Of course the REAL reason I actually approached the home was to ascertain the possibilities of said homeowner also (hopefully) being the owner of a fire extinguisher - - all the while attempting to contemplate if a) our vehicle insurance would cover anything leftover after a car fire (it doesn't); and b) just how fast this horse/dog would be able to run if he made it out the door before his owner arrived; but by the time the justifiably irritated owner’s head and shoulders (sans clothing) had appeared around the door - - my Suburban had (thankfully) stopped smoking.
Now, I have nothing against the fairer sex who may enjoy exploring the intricacies of an internal combustion engine, but I also ask that they be a little understanding to those of us who have NEVER wanted too. Up until now I’ve subscribed to the notion that looks alone could get flat tires changed, but now I’m hoping a pitiful, chubby, grandmotherly appearance will also do the trick.
So after the smoking had subsided, and the horse/dog had been corralled, Jamee and I called up our courage and actually popped the hood. Well, kinda/sorta. Apparently car hoods were NOT meant to be opened very easily and sticking my face down into an area that has recently been engulfed in noxious white smoke so that I can find that thing that my husband always pulls back, while I’m yelling to my daughter to “pull that hooky thingy again,” has never been my idea of a good plan – contrary to what my teenage sons may believe.
Actually I had NO idea WHAT, or even WHY, I was bothering. I mean it isn’t as if it would make any difference whatsoever, but from the smell of burning plastic I figured I might just as well take a look at what was melted. Again, I have NO idea WHY – maybe one of those deer-in-the-headlight syndrome things?
Upon opening the hood the first thing I saw was the intake something-or-other that is supposed to be attached to the place where Jake puts the new air filters, was no longer attached. In fact it appeared to be standing at attention. My comment of, “I don’t think that’s supposed to be there” apparently has no effect on recalcitrant intake something-or-other’s. I couldn’t actually SEE anything that looked melted, other than another hose that had a ding in it the size of an orange, but everything else seemed to look as dirty and yucky as it always does.
Then Jamee asked, “Is the battery supposed to be hanging down in the engine like that?”
HEY! Even I know (after about a thousand battery-jumping instances) that batteries belong on the side of the engine and NOT in it.
By now the rain was really coming down (what, you think something like this would happen to me on a nice sunny day – maybe within walking distance of my house?), so Jamee and I jumped back inside and had a good laugh about being Native Arizonan’s (her, not me) who think they will melt in the rain, and used her cell phone to make a few calls.

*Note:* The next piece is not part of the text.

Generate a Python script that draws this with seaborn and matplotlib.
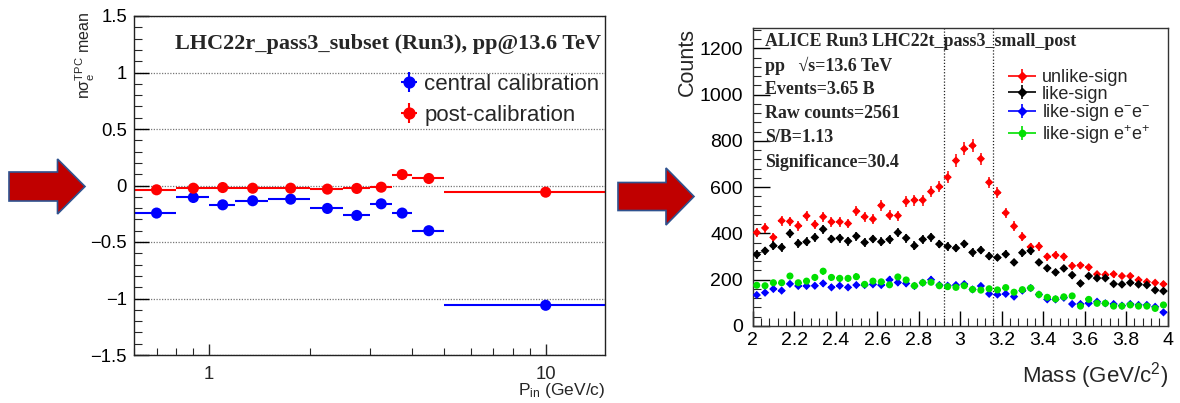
import numpy as np
import pandas as pd
import matplotlib
matplotlib.use("Agg")
import matplotlib.pyplot as plt
import seaborn as sns
from matplotlib.patches import Polygon
from matplotlib.legend_handler import HandlerErrorbar
from matplotlib.container import ErrorbarContainer
from matplotlib.ticker import MultipleLocator, FixedLocator, LogLocator, NullFormatter, FuncFormatter

# ---------------- left panel data ----------------
pin_center = [0.7, 0.9, 1.1, 1.35, 1.75, 2.25, 2.75, 3.25, 3.75, 4.5, 10.0]
pin_low = [0.6, 0.8, 1.0, 1.2, 1.5, 2.0, 2.5, 3.0, 3.5, 4.0, 5.0]
pin_high = [0.8, 1.0, 1.2, 1.5, 2.0, 2.5, 3.0, 3.5, 4.0, 5.0, 15.0]
mean_central = [-0.244, -0.106, -0.171, -0.135, -0.121, -0.203, -0.265, -0.162, -0.244, -0.400, -1.06]
mean_post = [-0.038, -0.024, -0.018, -0.024, -0.024, -0.032, -0.026, -0.015, 0.097, 0.062, -0.059]
left_labels = ["central calibration", "post-calibration"]
left_title = "LHC22r_pass3_subset (Run3), pp@13.6 TeV"

# ---------------- right panel data ----------------
mass_min, mass_max, n_bins = 2.0, 4.0, 50
unlike_sign = [404, 424, 383, 455, 452, 433, 476, 439, 472, 450, 450, 443, 496, 472, 462, 521, 478, 477, 538, 544,
               544, 581, 602, 643, 715, 766, 780, 723, 621, 577, 489, 431, 386, 342, 344, 300, 306, 300, 260, 262,
               254, 224, 222, 224, 216, 216, 199, 191, 187, 181]
like_sign = [309, 325, 347, 340, 400, 357, 364, 383, 418, 376, 380, 367, 388, 361, 376, 364, 374, 404, 380, 347,
             374, 384, 354, 344, 337, 355, 318, 328, 302, 296, 310, 275, 317, 325, 275, 250, 232, 249, 220, 184,
             216, 207, 207, 182, 180, 187, 180, 177, 155, 151]
like_mm = [134, 144, 160, 153, 182, 173, 173, 174, 184, 167, 174, 167, 177, 177, 180, 177, 200, 188, 184, 173,
           187, 200, 177, 174, 177, 181, 158, 173, 139, 136, 139, 127, 153, 164, 136, 115, 115, 122, 95, 95,
           98, 105, 98, 95, 88, 95, 91, 91, 83, 59]
like_pp = [176, 174, 187, 187, 216, 187, 194, 210, 237, 210, 206, 206, 213, 180, 194, 191, 178, 212, 199, 174,
           187, 189, 174, 170, 167, 174, 158, 155, 161, 156, 166, 146, 157, 164, 136, 124, 117, 126, 130, 86,
           115, 98, 98, 86, 86, 91, 86, 86, 76, 91]
mass_window = [2.92, 3.16]
right_labels = ["unlike-sign", "like-sign", "like-sign e$^{-}$e$^{-}$", "like-sign e$^{+}$e$^{+}$"]
info_lines = ["ALICE Run3 LHC22t_pass3_small_post", "pp   \u221as=13.6 TeV", "Events=3.65 B",
              "Raw counts=2561", "S/B=1.13", "Significance=30.4"]

# ---------------- style ----------------
sns.set_theme(style="white")
plt.rcParams['font.family'] = ['Liberation Sans', 'DejaVu Sans']
plt.rcParams['mathtext.fontset'] = 'custom'
plt.rcParams['mathtext.rm'] = 'Liberation Sans'
plt.rcParams['mathtext.it'] = 'Liberation Sans:italic'
plt.rcParams['mathtext.bf'] = 'Liberation Sans:bold'
plt.rcParams['mathtext.default'] = 'regular'
plt.rcParams['axes.unicode_minus'] = True

W, H = 1180, 403
fig = plt.figure(figsize=(W / 100, H / 100), dpi=100)
fig.patch.set_facecolor('white')


def px_axes(l, t, r, b):
    return [l / W, 1 - b / H, (r - l) / W, (b - t) / H]


ax1 = fig.add_axes(px_axes(134, 16, 605, 355))
ax2 = fig.add_axes(px_axes(752.6, 28, 1167.6, 326))

fmt_g = FuncFormatter(lambda v, p: ("%g" % v).replace("-", "\u2212"))

# ---------------- left panel ----------------
xc = np.array(pin_center)
xerr_l = [xc - np.array(pin_low), np.array(pin_high) - xc]
ax1.errorbar(xc, mean_post, xerr=xerr_l, fmt='none', ecolor='red', elinewidth=1.5, zorder=2)
ax1.errorbar(xc, mean_central, xerr=xerr_l, fmt='none', ecolor='blue', elinewidth=1.5, zorder=2)
sns.scatterplot(x=xc, y=mean_central, color='blue', s=64, edgecolor='none', ax=ax1, zorder=3, legend=False)
sns.scatterplot(x=xc, y=mean_post, color='red', s=64, edgecolor='none', ax=ax1, zorder=3, legend=False)

ax1.set_xscale('log')
ax1.set_xlim(0.6, 15)
ax1.set_ylim(-1.5, 1.5)
ax1.xaxis.set_major_locator(FixedLocator([1, 10]))
ax1.xaxis.set_major_formatter(fmt_g)
ax1.xaxis.set_minor_locator(LogLocator(base=10, subs=np.arange(2, 10)))
ax1.xaxis.set_minor_formatter(NullFormatter())
ax1.yaxis.set_major_locator(MultipleLocator(0.5))
ax1.yaxis.set_minor_locator(MultipleLocator(0.1))
ax1.yaxis.set_major_formatter(fmt_g)
ax1.grid(axis='y', which='major', linestyle=(0, (1, 1.2)), color='#777777', linewidth=0.9)
ax1.set_axisbelow(True)
ax1.tick_params(axis='y', which='major', direction='in', length=11, width=1, left=True, right=False,
                labelsize=13.3, pad=5, colors='black')
ax1.tick_params(axis='y', which='minor', direction='in', length=5.5, width=0.8, left=True, right=False)
ax1.tick_params(axis='x', which='major', direction='in', length=8, width=1, bottom=True, top=False,
                labelsize=13.3, pad=8)
ax1.tick_params(axis='x', which='minor', direction='in', length=5, width=0.8, bottom=True, top=False)
for s in ax1.spines.values():
    s.set_color('#222222')
    s.set_linewidth(1.0)

ax1.set_xlabel(r"P$_{in}$ (GeV/c)", fontsize=12.5)
ax1.xaxis.label.set_ha('right')
ax1.xaxis.set_label_coords(1.0, -0.078)
ax1.set_ylabel(r"n$\sigma_{e}^{TPC}$ mean", fontsize=11.5)
ax1.yaxis.label.set_ha('right')
ax1.yaxis.set_label_coords(-0.079, 1.012)

ax1.text(0.9915, 0.918, left_title, transform=ax1.transAxes, ha='right', va='center',
         fontfamily='Liberation Serif', fontweight='bold', fontsize=16)

h_c = ax1.errorbar([np.nan], [np.nan], xerr=[np.nan], yerr=[np.nan], fmt='o', color='blue', ms=7.8,
                   elinewidth=1.5)
h_p = ax1.errorbar([np.nan], [np.nan], xerr=[np.nan], yerr=[np.nan], fmt='o', color='red', ms=7.8,
                   elinewidth=1.5)
ax1.legend([h_c, h_p], left_labels, loc='upper left', bbox_to_anchor=(0.56, 0.83), fontsize=16,
           frameon=False, handlelength=1.0, handletextpad=0.2, borderpad=0, borderaxespad=0,
           labelspacing=0.45, handler_map={ErrorbarContainer: HandlerErrorbar(xerr_size=0.375, yerr_size=0.45)})

# ---------------- right panel ----------------
edges = np.linspace(mass_min, mass_max, n_bins + 1)
mc = 0.5 * (edges[:-1] + edges[1:])
half_w = 0.4 * (edges[1] - edges[0])
series = [(unlike_sign, 'red', 'D', 18), (like_sign, 'black', 'D', 20), (like_mm, 'blue', 'D', 18),
          (like_pp, '#00E000', 'o', 26)]
handles = []
for vals, col, mk, sz in series:
    v = np.array(vals, dtype=float)
    ax2.errorbar(mc, v, xerr=half_w, yerr=np.sqrt(v), fmt='none', ecolor=col, elinewidth=1.1, zorder=2)
    sns.scatterplot(x=mc, y=v, color=col, marker=mk, s=sz, edgecolor='none', ax=ax2, zorder=3, legend=False)
    handles.append(ax2.errorbar([np.nan], [np.nan], xerr=[np.nan], yerr=[np.nan], fmt=mk, color=col,
                                ms=4.5, elinewidth=1.2))

for mw in mass_window:
    ax2.axvline(mw, color='#222222', linestyle=(0, (1, 1.5)), linewidth=0.9, zorder=1)

ax2.set_xlim(mass_min, mass_max)
ax2.set_ylim(0, 1288)
ax2.xaxis.set_major_locator(MultipleLocator(0.2))
ax2.xaxis.set_minor_locator(MultipleLocator(0.04))
ax2.xaxis.set_major_formatter(fmt_g)
ax2.yaxis.set_major_locator(MultipleLocator(200))
ax2.yaxis.set_minor_locator(MultipleLocator(40))
ax2.yaxis.set_major_formatter(fmt_g)
ax2.tick_params(axis='both', which='major', direction='in', width=1, labelsize=14, colors='black')
ax2.tick_params(axis='y', which='major', length=12, left=True, right=False, pad=7)
ax2.tick_params(axis='y', which='minor', direction='in', length=6, width=0.8, left=True, right=False)
ax2.tick_params(axis='x', which='major', length=11, bottom=True, top=False, pad=4)
ax2.tick_params(axis='x', which='minor', direction='in', length=6, width=0.8, bottom=True, top=False)
for s in ax2.spines.values():
    s.set_color('#333333')
    s.set_linewidth(1.0)

ax2.set_xlabel(r"Mass (GeV/c$^{2}$)", fontsize=16)
ax2.xaxis.label.set_ha('right')
ax2.xaxis.set_label_coords(1.0, -0.114)
ax2.set_ylabel("Counts", fontsize=15.5)
ax2.yaxis.label.set_ha('right')
ax2.yaxis.set_label_coords(-0.1316, 1.0)

info_y = [0.954, 0.872, 0.794, 0.712, 0.632, 0.548]
for txt, yy in zip(info_lines, info_y):
    ax2.text(0.03, yy, txt, transform=ax2.transAxes, ha='left', va='center',
             fontfamily='Liberation Serif', fontweight='bold', fontsize=12.9)

ax2.legend(handles, right_labels, loc='upper left', bbox_to_anchor=(0.613, 0.862), fontsize=13,
           frameon=False, handlelength=1.66, handletextpad=0.28, borderpad=0, borderaxespad=0,
           labelspacing=-0.02, handler_map={ErrorbarContainer: HandlerErrorbar(xerr_size=0.8, yerr_size=0.39)})

# ---------------- arrows ----------------
def arrow_pts(x0, xb, xt, yc, bh, hh):
    pts = [(x0, yc - bh), (xb, yc - bh), (xb, yc - hh), (xt, yc), (xb, yc + hh), (xb, yc + bh), (x0, yc + bh)]
    return [(x / W, 1 - y / H) for x, y in pts]

for geo in [(9, 57.5, 85, 186.5, 14.5, 27.5), (618, 666, 694, 196.5, 14, 28.5)]:
    fig.add_artist(Polygon(arrow_pts(*geo), closed=True, transform=fig.transFigure,
                           facecolor='#C00000', edgecolor='#2F528F', linewidth=1.2))

fig.savefig("out.png", dpi=100, facecolor='white')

I swear I’m NOT making this next part up. The first person I called was my husband, but he couldn’t talk to me right then because he was chasing the dog down the street after two of the children he was watching had gone into the front yard to have an acorn boat race in the gutter water (did I mention Julia stayed home from school this morning?) and had let the dog escape. He was a tad perturbed due to the fact that he hadn’t yet had the chance to get fully dressed this morning.
I was even MORE perturbed – not about the children, the boats, the fact that we do NOT, EVER, play in the front yard, or our own dog, but we were baby-sitting the Budge’s Chihuahua’s and I have personal experience of just how fast, and how far, Benny Budge can and will run if (and when) the front door is left open. Try telling a dog owner, that while you may have done an exceptional job of caring for her baby’s for the previous 9 days, one of her baby’s has disappeared just a few scant hours before she was scheduled to pick them up! Forget about car fires - now THAT, is my idea of S-T-R-E-S-S!
So the long and the short of it is that James successfully got the dogs - and the kids – safely back into the house (all by himself), I missed my habilitation appointment with Brittany this morning while Brittany’s mom came and bailed Jamee and I out (of the pouring down rain) and drove us home. Then James, Jake and Jake’s friend, Jason, drove back and fixed all the things that had come into contact with the battery when it had fallen. And WHY was Jake’s friend Jason needed to drive them back? Because out of the four cars we have parked at our house, the Suburban was the ONLY one that was running!
And somebody better tell Jamee that I do NOT want (or need) to hear ANY more red-neck comments, thank you very much.
And just for the record the starter that melted when the battery acid spilled all over it will be the third starter put into that Suburban in less than one week.